Collected material ->
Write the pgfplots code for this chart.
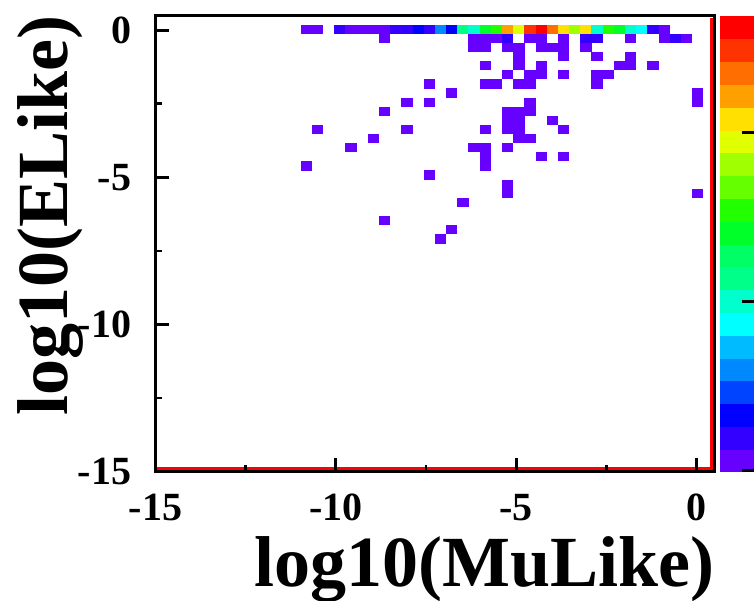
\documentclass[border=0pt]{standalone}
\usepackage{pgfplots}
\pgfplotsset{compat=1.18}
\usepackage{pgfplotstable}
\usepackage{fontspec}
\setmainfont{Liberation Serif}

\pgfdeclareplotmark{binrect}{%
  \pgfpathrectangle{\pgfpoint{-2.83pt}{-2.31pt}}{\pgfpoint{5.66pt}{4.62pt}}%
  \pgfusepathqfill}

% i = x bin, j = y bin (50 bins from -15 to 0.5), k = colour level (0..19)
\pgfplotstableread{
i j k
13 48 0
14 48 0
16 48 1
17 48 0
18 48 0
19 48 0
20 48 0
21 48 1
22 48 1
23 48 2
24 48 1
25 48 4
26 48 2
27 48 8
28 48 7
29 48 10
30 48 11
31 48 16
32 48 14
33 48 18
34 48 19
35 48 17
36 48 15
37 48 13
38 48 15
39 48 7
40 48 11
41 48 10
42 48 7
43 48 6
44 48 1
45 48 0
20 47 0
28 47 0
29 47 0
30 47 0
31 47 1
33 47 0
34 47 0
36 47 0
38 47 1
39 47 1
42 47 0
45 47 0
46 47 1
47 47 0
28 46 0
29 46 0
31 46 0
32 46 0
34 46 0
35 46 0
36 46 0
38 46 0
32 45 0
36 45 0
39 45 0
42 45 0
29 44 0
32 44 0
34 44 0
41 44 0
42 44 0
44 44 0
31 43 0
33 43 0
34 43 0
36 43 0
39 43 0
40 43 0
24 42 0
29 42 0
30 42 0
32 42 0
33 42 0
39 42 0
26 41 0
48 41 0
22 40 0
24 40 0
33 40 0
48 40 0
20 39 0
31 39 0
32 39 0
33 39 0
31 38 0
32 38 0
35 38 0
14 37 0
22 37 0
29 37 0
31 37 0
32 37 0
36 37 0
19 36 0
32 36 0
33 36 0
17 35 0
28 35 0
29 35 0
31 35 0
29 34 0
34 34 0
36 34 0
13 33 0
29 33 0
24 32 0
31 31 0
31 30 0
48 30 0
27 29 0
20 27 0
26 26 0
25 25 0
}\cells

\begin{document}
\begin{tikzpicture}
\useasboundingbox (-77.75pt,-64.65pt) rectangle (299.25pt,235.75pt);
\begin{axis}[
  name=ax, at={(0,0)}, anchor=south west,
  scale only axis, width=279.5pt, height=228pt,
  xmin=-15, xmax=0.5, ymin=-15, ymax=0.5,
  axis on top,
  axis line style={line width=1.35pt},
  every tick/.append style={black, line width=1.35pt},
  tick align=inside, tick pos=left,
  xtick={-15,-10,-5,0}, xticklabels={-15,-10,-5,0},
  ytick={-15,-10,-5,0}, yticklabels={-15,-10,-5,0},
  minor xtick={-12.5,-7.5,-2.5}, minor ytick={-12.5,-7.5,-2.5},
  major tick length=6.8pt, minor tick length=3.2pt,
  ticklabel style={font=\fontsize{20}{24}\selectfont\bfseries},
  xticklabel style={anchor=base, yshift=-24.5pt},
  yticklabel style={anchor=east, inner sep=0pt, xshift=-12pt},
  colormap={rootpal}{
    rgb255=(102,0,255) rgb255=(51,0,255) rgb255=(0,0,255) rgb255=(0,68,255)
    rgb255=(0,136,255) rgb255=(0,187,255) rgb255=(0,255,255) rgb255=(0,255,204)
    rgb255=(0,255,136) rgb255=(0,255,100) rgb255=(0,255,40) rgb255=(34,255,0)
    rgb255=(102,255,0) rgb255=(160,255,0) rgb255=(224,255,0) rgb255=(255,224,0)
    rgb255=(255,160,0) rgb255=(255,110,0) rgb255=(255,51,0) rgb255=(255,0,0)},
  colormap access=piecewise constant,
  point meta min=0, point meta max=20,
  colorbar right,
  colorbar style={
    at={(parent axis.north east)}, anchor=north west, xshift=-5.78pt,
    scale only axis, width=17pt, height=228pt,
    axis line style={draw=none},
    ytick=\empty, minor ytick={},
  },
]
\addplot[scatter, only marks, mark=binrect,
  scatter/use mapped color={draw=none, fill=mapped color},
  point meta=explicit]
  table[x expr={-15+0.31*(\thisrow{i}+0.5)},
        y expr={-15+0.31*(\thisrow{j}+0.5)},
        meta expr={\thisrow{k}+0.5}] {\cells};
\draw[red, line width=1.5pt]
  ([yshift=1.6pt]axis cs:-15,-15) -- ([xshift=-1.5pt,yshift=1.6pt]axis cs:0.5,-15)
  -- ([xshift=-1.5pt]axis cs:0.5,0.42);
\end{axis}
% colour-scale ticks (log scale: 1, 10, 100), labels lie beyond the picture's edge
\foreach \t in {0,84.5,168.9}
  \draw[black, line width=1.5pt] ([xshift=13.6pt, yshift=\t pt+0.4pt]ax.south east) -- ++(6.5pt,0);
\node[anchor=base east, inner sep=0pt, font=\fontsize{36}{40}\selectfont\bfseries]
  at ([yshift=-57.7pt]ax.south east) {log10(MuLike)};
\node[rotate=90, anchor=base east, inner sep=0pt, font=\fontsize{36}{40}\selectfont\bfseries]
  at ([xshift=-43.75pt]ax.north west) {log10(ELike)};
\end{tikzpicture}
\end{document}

Task description -> Copy each line in full and exactly, omitting any picture.

Worked solution ->
Write the pgfplots code for this chart.
\documentclass[border=0pt]{standalone}
\usepackage{pgfplots}
\pgfplotsset{compat=1.18}
\usepackage{pgfplotstable}
\usepackage{fontspec}
\setmainfont{Liberation Serif}

\pgfdeclareplotmark{binrect}{%
  \pgfpathrectangle{\pgfpoint{-2.83pt}{-2.31pt}}{\pgfpoint{5.66pt}{4.62pt}}%
  \pgfusepathqfill}

% i = x bin, j = y bin (50 bins from -15 to 0.5), k = colour level (0..19)
\pgfplotstableread{
i j k
13 48 0
14 48 0
16 48 1
17 48 0
18 48 0
19 48 0
20 48 0
21 48 1
22 48 1
23 48 2
24 48 1
25 48 4
26 48 2
27 48 8
28 48 7
29 48 10
30 48 11
31 48 16
32 48 14
33 48 18
34 48 19
35 48 17
36 48 15
37 48 13
38 48 15
39 48 7
40 48 11
41 48 10
42 48 7
43 48 6
44 48 1
45 48 0
20 47 0
28 47 0
29 47 0
30 47 0
31 47 1
33 47 0
34 47 0
36 47 0
38 47 1
39 47 1
42 47 0
45 47 0
46 47 1
47 47 0
28 46 0
29 46 0
31 46 0
32 46 0
34 46 0
35 46 0
36 46 0
38 46 0
32 45 0
36 45 0
39 45 0
42 45 0
29 44 0
32 44 0
34 44 0
41 44 0
42 44 0
44 44 0
31 43 0
33 43 0
34 43 0
36 43 0
39 43 0
40 43 0
24 42 0
29 42 0
30 42 0
32 42 0
33 42 0
39 42 0
26 41 0
48 41 0
22 40 0
24 40 0
33 40 0
48 40 0
20 39 0
31 39 0
32 39 0
33 39 0
31 38 0
32 38 0
35 38 0
14 37 0
22 37 0
29 37 0
31 37 0
32 37 0
36 37 0
19 36 0
32 36 0
33 36 0
17 35 0
28 35 0
29 35 0
31 35 0
29 34 0
34 34 0
36 34 0
13 33 0
29 33 0
24 32 0
31 31 0
31 30 0
48 30 0
27 29 0
20 27 0
26 26 0
25 25 0
}\cells

\begin{document}
\begin{tikzpicture}
\useasboundingbox (-77.75pt,-64.65pt) rectangle (299.25pt,235.75pt);
\begin{axis}[
  name=ax, at={(0,0)}, anchor=south west,
  scale only axis, width=279.5pt, height=228pt,
  xmin=-15, xmax=0.5, ymin=-15, ymax=0.5,
  axis on top,
  axis line style={line width=1.35pt},
  every tick/.append style={black, line width=1.35pt},
  tick align=inside, tick pos=left,
  xtick={-15,-10,-5,0}, xticklabels={-15,-10,-5,0},
  ytick={-15,-10,-5,0}, yticklabels={-15,-10,-5,0},
  minor xtick={-12.5,-7.5,-2.5}, minor ytick={-12.5,-7.5,-2.5},
  major tick length=6.8pt, minor tick length=3.2pt,
  ticklabel style={font=\fontsize{20}{24}\selectfont\bfseries},
  xticklabel style={anchor=base, yshift=-24.5pt},
  yticklabel style={anchor=east, inner sep=0pt, xshift=-12pt},
  colormap={rootpal}{
    rgb255=(102,0,255) rgb255=(51,0,255) rgb255=(0,0,255) rgb255=(0,68,255)
    rgb255=(0,136,255) rgb255=(0,187,255) rgb255=(0,255,255) rgb255=(0,255,204)
    rgb255=(0,255,136) rgb255=(0,255,100) rgb255=(0,255,40) rgb255=(34,255,0)
    rgb255=(102,255,0) rgb255=(160,255,0) rgb255=(224,255,0) rgb255=(255,224,0)
    rgb255=(255,160,0) rgb255=(255,110,0) rgb255=(255,51,0) rgb255=(255,0,0)},
  colormap access=piecewise constant,
  point meta min=0, point meta max=20,
  colorbar right,
  colorbar style={
    at={(parent axis.north east)}, anchor=north west, xshift=-5.78pt,
    scale only axis, width=17pt, height=228pt,
    axis line style={draw=none},
    ytick=\empty, minor ytick={},
  },
]
\addplot[scatter, only marks, mark=binrect,
  scatter/use mapped color={draw=none, fill=mapped color},
  point meta=explicit]
  table[x expr={-15+0.31*(\thisrow{i}+0.5)},
        y expr={-15+0.31*(\thisrow{j}+0.5)},
        meta expr={\thisrow{k}+0.5}] {\cells};
\draw[red, line width=1.5pt]
  ([yshift=1.6pt]axis cs:-15,-15) -- ([xshift=-1.5pt,yshift=1.6pt]axis cs:0.5,-15)
  -- ([xshift=-1.5pt]axis cs:0.5,0.42);
\end{axis}
% colour-scale ticks (log scale: 1, 10, 100), labels lie beyond the picture's edge
\foreach \t in {0,84.5,168.9}
  \draw[black, line width=1.5pt] ([xshift=13.6pt, yshift=\t pt+0.4pt]ax.south east) -- ++(6.5pt,0);
\node[anchor=base east, inner sep=0pt, font=\fontsize{36}{40}\selectfont\bfseries]
  at ([yshift=-57.7pt]ax.south east) {log10(MuLike)};
\node[rotate=90, anchor=base east, inner sep=0pt, font=\fontsize{36}{40}\selectfont\bfseries]
  at ([xshift=-43.75pt]ax.north west) {log10(ELike)};
\end{tikzpicture}
\end{document}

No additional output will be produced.